→ **Dataset excerpt**:
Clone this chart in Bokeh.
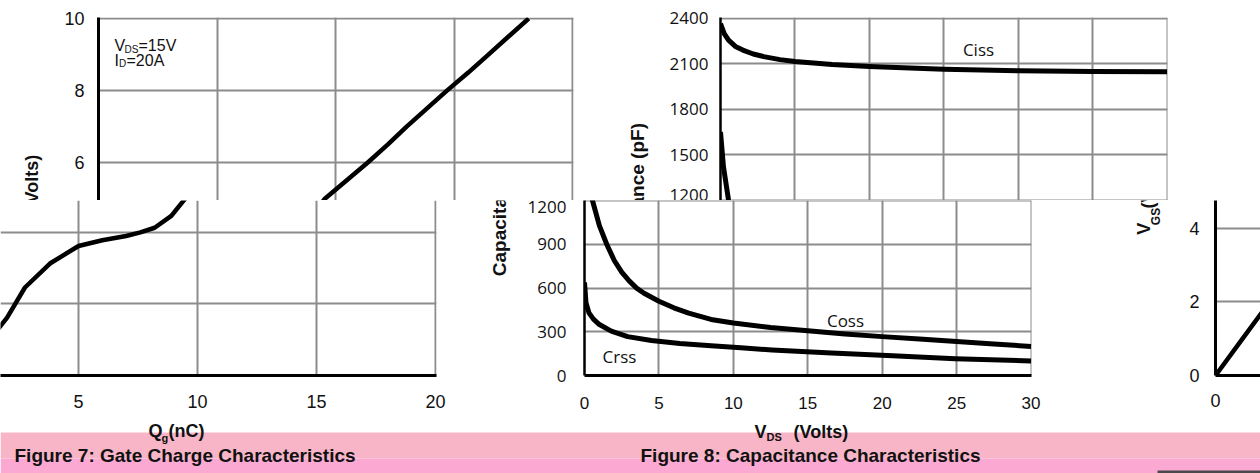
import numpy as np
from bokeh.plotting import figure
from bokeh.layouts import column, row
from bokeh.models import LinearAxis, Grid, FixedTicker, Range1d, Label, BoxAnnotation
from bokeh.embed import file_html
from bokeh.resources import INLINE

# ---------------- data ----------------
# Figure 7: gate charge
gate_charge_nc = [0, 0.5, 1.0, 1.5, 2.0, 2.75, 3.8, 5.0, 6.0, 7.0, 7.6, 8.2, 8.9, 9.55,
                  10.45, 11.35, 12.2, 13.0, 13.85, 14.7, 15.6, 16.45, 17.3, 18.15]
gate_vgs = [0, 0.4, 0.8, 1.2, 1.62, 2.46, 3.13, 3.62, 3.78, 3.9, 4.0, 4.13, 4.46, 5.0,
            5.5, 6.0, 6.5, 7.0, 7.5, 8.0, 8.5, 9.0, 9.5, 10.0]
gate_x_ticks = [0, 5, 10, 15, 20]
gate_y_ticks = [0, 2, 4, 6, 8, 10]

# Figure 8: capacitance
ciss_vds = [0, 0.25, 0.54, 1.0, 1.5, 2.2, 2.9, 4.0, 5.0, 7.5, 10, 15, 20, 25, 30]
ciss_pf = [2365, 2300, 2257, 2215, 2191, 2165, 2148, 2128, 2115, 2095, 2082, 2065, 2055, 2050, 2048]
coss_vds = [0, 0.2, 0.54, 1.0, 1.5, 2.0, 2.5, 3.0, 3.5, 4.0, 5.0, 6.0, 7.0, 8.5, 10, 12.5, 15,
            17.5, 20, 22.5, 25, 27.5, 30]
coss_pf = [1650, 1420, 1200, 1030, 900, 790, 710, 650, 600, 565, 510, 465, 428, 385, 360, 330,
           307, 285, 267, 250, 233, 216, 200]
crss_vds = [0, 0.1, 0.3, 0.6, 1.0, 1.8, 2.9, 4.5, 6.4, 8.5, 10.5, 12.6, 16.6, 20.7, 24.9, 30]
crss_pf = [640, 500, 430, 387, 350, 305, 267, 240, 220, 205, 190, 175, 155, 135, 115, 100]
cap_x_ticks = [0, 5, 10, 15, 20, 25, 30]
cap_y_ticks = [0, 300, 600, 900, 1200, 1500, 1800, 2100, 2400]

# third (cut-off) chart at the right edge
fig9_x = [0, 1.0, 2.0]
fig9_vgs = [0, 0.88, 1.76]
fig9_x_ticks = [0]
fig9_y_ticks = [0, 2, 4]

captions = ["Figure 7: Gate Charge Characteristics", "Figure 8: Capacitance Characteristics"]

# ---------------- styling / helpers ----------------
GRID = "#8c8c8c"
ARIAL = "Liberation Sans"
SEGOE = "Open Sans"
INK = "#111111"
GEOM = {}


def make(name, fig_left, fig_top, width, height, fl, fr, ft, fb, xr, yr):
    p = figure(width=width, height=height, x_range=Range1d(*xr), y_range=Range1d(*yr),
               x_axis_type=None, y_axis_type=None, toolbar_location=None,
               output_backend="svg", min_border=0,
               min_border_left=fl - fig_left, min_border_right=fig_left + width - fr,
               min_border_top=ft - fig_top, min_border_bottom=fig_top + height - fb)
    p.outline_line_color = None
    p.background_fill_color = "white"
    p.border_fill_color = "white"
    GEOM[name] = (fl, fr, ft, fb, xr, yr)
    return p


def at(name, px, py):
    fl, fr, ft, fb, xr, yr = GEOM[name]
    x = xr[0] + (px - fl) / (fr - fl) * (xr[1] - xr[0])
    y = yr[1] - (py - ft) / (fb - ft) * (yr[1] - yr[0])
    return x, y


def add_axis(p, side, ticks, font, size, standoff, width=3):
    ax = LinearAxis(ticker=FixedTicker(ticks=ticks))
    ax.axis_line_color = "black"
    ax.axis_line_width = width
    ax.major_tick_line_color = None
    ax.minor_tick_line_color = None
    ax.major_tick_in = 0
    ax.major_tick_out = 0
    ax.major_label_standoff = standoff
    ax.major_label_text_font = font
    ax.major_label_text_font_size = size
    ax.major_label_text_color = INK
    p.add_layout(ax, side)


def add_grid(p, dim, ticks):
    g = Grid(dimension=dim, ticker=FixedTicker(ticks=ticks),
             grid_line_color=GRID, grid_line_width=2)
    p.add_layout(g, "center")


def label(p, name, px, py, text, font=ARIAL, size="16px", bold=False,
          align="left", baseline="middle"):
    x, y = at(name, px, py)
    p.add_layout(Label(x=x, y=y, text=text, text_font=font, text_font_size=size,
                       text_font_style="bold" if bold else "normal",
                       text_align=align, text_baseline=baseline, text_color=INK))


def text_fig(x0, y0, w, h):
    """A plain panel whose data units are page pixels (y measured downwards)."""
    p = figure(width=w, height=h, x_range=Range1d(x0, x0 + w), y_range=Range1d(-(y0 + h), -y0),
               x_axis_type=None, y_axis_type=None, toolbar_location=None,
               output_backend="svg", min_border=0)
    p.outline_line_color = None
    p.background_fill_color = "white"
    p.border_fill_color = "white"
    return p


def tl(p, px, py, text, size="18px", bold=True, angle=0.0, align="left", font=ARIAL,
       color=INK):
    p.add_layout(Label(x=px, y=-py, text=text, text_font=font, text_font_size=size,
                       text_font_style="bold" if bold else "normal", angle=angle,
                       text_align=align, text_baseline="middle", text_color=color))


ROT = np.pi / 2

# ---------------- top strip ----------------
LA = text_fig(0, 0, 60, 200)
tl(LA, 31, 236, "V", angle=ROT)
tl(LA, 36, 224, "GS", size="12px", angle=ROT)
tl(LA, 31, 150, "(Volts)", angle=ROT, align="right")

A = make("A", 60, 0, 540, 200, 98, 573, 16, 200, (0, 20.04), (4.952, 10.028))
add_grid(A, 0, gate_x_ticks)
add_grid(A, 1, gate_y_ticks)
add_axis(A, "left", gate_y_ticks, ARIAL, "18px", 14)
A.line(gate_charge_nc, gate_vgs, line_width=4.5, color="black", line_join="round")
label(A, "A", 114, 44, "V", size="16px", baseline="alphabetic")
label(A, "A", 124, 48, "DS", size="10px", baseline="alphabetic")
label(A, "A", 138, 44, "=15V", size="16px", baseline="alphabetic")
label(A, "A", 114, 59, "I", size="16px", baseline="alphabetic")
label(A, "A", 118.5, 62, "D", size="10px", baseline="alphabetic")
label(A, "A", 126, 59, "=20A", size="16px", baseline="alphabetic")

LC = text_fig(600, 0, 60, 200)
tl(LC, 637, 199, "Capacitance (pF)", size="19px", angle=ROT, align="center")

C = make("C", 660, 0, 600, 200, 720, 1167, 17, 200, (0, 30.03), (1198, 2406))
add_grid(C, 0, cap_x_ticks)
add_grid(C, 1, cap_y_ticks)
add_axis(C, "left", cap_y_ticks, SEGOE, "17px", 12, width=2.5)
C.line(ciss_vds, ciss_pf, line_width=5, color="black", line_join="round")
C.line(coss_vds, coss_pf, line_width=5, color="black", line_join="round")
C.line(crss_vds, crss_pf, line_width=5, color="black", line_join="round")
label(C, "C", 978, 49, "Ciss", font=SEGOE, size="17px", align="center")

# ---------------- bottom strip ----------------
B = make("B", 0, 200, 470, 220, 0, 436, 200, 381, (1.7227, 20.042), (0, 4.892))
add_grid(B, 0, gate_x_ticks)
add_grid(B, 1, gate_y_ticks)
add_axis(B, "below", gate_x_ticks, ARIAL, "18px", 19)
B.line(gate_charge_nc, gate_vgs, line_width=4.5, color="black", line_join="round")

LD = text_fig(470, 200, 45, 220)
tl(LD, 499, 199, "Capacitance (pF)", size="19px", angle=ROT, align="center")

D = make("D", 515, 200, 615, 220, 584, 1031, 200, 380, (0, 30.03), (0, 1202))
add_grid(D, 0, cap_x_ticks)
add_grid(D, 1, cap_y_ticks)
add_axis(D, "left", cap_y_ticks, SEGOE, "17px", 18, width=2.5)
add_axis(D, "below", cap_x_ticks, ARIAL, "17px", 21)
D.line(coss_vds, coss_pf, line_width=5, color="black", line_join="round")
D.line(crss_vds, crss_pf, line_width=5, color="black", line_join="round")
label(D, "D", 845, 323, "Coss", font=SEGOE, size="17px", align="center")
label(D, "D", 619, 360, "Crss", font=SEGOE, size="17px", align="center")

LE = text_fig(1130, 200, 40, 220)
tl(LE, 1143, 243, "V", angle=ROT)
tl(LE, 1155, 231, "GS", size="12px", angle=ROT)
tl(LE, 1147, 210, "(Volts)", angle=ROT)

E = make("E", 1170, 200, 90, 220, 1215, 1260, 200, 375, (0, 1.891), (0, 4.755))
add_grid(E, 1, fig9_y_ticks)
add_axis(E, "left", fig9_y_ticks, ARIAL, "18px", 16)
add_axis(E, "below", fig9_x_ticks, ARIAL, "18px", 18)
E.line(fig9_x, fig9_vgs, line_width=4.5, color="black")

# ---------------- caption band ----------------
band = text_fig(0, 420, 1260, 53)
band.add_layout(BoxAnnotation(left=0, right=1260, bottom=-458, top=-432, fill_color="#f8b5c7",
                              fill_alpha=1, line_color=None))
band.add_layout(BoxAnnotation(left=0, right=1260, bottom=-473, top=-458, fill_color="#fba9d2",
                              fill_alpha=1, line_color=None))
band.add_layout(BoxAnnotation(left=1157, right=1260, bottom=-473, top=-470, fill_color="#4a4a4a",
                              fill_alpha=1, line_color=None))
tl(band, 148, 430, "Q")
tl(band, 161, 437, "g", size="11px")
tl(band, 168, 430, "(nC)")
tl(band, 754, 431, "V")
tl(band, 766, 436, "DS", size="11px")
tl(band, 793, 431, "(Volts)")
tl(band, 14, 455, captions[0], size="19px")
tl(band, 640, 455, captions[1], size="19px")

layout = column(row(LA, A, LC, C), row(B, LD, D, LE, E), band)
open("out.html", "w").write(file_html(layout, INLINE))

→ **To do**: Leave the pictures out and please restate exactly the lines running from the start of the material through the one with "from bokeh.resources import INLINE".

→ **Written solution**:
Clone this chart in Bokeh.
import numpy as np
from bokeh.plotting import figure
from bokeh.layouts import column, row
from bokeh.models import LinearAxis, Grid, FixedTicker, Range1d, Label, BoxAnnotation
from bokeh.embed import file_html
from bokeh.resources import INLINE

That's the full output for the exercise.